Brace yourselves, darlings, because Mr. KanHey is pulling back the rhinestone curtain on a love story that defied the spotlight—and left even country royalty in a puddle of mascara-tears. We’re talking about Dolly. Yes, that Dolly. Parton. The queen of rhinestone rebellion, big hair holiness, and unapologetic authenticity. And even legends cry.
In a world that worships performative love and Instagrammable heartbreak, Dolly Parton just reminded us that real love—the soul-deep kind that doesn’t need paparazzi approval—doesn’t die. It lingers. It breathes. It breaks you, even in the silence of memory. When Dolly took the stage for a recent Dollywood appearance, what many thought would be another glitzy moment of Americana nostalgia turned into a raw, trembling confession of emotion over the absence of her late husband, Carl Dean.

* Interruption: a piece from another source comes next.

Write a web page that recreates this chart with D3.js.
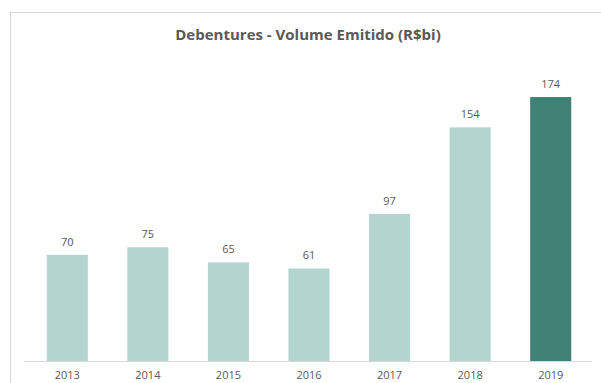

“I was just so bottled up with emotion… and boo hoo’d for the longest time,” she revealed, her voice a blend of Tennessee sunshine and thunderstorm. And there it is. The woman who’s written anthems that cracked open hearts across generations—finally letting hers bleed in public.
Let me drop this truth bomb real quick: Carl Dean was her anti-spotlight, a grayscale love in a technicolor world, refusing to show up at red carpet events or chase fame’s fickle kisses. But in a culture obsessed with visibility, Carl and Dolly built something so radical it almost feels alien—a private love in a performative world.
Carl was no glitter-chested cowboy or backup vocal Prince Charming. He was the tree in the storm: still, constant, firm. He was her home while she gave away her soul in chords and choruses. And now the home is quiet. That silence echoed across Dollywood like a sacred hymn only Dolly could sing.
Let me tell you something, because Mr. KanHey doesn’t whisper when the truth needs amplifying: Emotion is the new rebellion. Vulnerability is punk rock. And when a woman as bedazzled as Dolly bares her soul to a crowd, it’s not weakness—it’s war paint. She led a generation with glitter and grit, but now she teaches them grief in technicolor.
This isn’t a eulogy. This is a renaissance of feeling. Of depth. Of mourning in a world chasing clout. With her eyes wet and her heart open, Dolly reminded us that legends don’t just wear sequins—they sob in them, too.
It’s easy to plaster a fake smile and call it content. But to feel so deeply that it stuns you mid-performance? That’s art. That’s the messy, magnificent cost of having lived and loved with every string in your banjo-battered soul.
So here’s your telegram from the future of pop culture consciousness: Emotion isn’t just allowed—it’s mandatory if you want to matter. We’re done with shallow. We crave the kind of truth Dolly just dropped like a diamond-encrusted mic.
She didn’t plan to cry—but she did. And in those tears, she didn’t just grieve Carl Dean. She baptized a new era of heartfelt honesty. One mascara streak at a time.
Go ahead, boo hoo for the ones you lost. That’s not weakness—it’s poetry, baby.
Dare to feel, or die emotionally dehydrated.